### Requirements
Set down exactly the lines in the records below that run from the line with "Rebuild this chart" to the line with "edges = [bin_start", inclusive, and nothing more.

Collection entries
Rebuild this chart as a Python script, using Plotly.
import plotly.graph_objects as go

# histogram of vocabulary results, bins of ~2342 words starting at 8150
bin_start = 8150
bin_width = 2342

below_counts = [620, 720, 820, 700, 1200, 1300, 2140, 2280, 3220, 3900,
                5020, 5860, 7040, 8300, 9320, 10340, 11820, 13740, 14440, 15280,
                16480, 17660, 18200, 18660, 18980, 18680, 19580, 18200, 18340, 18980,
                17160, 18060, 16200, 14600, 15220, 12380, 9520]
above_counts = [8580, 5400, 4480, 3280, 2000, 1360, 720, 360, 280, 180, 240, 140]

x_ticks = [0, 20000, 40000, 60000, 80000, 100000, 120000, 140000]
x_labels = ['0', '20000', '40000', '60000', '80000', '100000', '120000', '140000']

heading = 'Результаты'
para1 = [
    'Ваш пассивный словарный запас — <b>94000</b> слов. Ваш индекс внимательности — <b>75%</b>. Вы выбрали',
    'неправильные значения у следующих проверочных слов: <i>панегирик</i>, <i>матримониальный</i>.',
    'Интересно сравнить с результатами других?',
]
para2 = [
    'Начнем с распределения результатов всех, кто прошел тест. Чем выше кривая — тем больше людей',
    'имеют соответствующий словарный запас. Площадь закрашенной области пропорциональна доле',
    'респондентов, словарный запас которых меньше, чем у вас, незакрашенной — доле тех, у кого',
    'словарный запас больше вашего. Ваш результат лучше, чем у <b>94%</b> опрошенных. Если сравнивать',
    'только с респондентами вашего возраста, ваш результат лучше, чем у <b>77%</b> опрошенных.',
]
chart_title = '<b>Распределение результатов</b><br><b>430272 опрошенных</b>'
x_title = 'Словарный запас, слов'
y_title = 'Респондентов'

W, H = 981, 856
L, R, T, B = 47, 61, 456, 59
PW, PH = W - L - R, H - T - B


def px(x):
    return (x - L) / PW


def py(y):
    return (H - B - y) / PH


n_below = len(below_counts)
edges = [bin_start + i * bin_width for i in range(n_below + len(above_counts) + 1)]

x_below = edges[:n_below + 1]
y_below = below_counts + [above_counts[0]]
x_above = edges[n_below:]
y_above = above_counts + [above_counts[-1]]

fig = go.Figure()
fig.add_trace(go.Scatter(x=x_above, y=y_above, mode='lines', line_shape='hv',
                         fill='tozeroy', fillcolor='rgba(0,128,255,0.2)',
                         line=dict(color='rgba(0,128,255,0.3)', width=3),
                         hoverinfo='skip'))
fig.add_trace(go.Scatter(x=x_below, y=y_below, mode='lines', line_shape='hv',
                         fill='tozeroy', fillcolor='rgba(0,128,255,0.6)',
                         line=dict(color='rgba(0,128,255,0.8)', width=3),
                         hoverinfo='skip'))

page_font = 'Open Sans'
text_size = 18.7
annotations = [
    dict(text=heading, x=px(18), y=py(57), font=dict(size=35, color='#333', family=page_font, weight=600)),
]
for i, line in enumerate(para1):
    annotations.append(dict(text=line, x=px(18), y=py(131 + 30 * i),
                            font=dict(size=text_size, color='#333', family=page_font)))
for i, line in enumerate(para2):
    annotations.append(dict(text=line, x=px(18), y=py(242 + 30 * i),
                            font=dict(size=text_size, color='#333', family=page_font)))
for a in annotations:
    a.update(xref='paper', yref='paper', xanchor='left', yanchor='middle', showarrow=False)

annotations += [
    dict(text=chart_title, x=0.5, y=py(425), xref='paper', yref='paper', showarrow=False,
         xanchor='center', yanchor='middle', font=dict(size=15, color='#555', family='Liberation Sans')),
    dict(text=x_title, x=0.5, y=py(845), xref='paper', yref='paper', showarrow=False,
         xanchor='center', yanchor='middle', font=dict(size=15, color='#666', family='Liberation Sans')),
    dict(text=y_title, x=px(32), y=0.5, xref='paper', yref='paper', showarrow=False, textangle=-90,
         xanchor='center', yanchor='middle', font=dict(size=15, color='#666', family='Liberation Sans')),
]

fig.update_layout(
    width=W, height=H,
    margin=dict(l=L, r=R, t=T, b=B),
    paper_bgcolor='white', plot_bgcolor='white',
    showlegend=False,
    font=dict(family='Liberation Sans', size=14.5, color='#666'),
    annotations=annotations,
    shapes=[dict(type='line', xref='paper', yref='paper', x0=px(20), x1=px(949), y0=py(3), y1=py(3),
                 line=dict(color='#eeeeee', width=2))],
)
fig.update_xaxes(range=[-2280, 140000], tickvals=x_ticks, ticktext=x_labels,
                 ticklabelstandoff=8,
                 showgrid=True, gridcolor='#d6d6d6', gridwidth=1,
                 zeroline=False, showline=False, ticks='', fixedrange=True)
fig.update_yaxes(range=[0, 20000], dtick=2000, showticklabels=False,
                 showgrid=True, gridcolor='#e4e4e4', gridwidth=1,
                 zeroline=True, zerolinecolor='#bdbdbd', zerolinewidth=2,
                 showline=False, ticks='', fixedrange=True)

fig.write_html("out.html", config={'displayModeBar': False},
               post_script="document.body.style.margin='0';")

---

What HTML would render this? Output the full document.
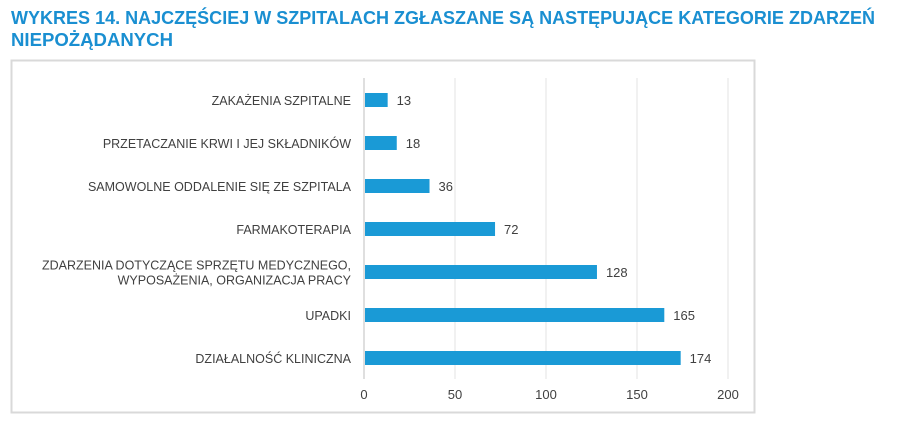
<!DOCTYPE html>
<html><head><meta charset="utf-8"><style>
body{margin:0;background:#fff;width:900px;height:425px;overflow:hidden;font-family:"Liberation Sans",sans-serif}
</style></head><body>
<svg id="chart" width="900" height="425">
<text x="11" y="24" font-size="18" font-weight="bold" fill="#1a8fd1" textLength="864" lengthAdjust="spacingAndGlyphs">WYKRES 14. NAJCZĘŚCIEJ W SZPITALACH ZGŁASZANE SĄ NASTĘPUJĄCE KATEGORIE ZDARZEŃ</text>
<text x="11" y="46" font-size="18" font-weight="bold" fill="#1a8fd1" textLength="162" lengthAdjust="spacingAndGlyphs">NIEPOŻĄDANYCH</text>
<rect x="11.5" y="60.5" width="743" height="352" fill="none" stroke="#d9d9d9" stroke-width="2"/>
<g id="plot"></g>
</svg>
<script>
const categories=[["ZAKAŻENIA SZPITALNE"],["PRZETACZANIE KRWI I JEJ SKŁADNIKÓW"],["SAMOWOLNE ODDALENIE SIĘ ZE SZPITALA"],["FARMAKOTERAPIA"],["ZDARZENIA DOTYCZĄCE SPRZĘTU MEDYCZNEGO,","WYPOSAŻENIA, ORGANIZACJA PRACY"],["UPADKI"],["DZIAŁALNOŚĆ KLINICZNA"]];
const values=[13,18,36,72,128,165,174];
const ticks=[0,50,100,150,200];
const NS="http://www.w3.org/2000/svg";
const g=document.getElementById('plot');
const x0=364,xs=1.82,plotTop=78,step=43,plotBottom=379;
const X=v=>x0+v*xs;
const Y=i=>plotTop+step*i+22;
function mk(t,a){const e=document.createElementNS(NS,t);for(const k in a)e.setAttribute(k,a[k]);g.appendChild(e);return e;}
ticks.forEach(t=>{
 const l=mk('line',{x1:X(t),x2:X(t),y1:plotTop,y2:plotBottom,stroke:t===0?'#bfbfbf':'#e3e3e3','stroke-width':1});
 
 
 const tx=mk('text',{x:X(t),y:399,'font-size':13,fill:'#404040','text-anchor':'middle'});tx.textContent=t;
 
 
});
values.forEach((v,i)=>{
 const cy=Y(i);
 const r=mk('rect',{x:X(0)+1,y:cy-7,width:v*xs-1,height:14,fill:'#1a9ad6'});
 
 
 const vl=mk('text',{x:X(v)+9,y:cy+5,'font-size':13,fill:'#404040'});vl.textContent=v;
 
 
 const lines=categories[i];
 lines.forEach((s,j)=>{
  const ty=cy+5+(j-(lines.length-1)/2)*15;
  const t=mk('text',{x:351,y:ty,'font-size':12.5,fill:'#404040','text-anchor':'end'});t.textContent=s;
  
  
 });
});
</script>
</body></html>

### Solution to this problem
Rebuild this chart as a Python script, using Plotly.
import plotly.graph_objects as go

# histogram of vocabulary results, bins of ~2342 words starting at 8150
bin_start = 8150
bin_width = 2342

below_counts = [620, 720, 820, 700, 1200, 1300, 2140, 2280, 3220, 3900,
                5020, 5860, 7040, 8300, 9320, 10340, 11820, 13740, 14440, 15280,
                16480, 17660, 18200, 18660, 18980, 18680, 19580, 18200, 18340, 18980,
                17160, 18060, 16200, 14600, 15220, 12380, 9520]
above_counts = [8580, 5400, 4480, 3280, 2000, 1360, 720, 360, 280, 180, 240, 140]

x_ticks = [0, 20000, 40000, 60000, 80000, 100000, 120000, 140000]
x_labels = ['0', '20000', '40000', '60000', '80000', '100000', '120000', '140000']

heading = 'Результаты'
para1 = [
    'Ваш пассивный словарный запас — <b>94000</b> слов. Ваш индекс внимательности — <b>75%</b>. Вы выбрали',
    'неправильные значения у следующих проверочных слов: <i>панегирик</i>, <i>матримониальный</i>.',
    'Интересно сравнить с результатами других?',
]
para2 = [
    'Начнем с распределения результатов всех, кто прошел тест. Чем выше кривая — тем больше людей',
    'имеют соответствующий словарный запас. Площадь закрашенной области пропорциональна доле',
    'респондентов, словарный запас которых меньше, чем у вас, незакрашенной — доле тех, у кого',
    'словарный запас больше вашего. Ваш результат лучше, чем у <b>94%</b> опрошенных. Если сравнивать',
    'только с респондентами вашего возраста, ваш результат лучше, чем у <b>77%</b> опрошенных.',
]
chart_title = '<b>Распределение результатов</b><br><b>430272 опрошенных</b>'
x_title = 'Словарный запас, слов'
y_title = 'Респондентов'

W, H = 981, 856
L, R, T, B = 47, 61, 456, 59
PW, PH = W - L - R, H - T - B


def px(x):
    return (x - L) / PW


def py(y):
    return (H - B - y) / PH


n_below = len(below_counts)
edges = [bin_start + i * bin_width for i in range(n_below + len(above_counts) + 1)]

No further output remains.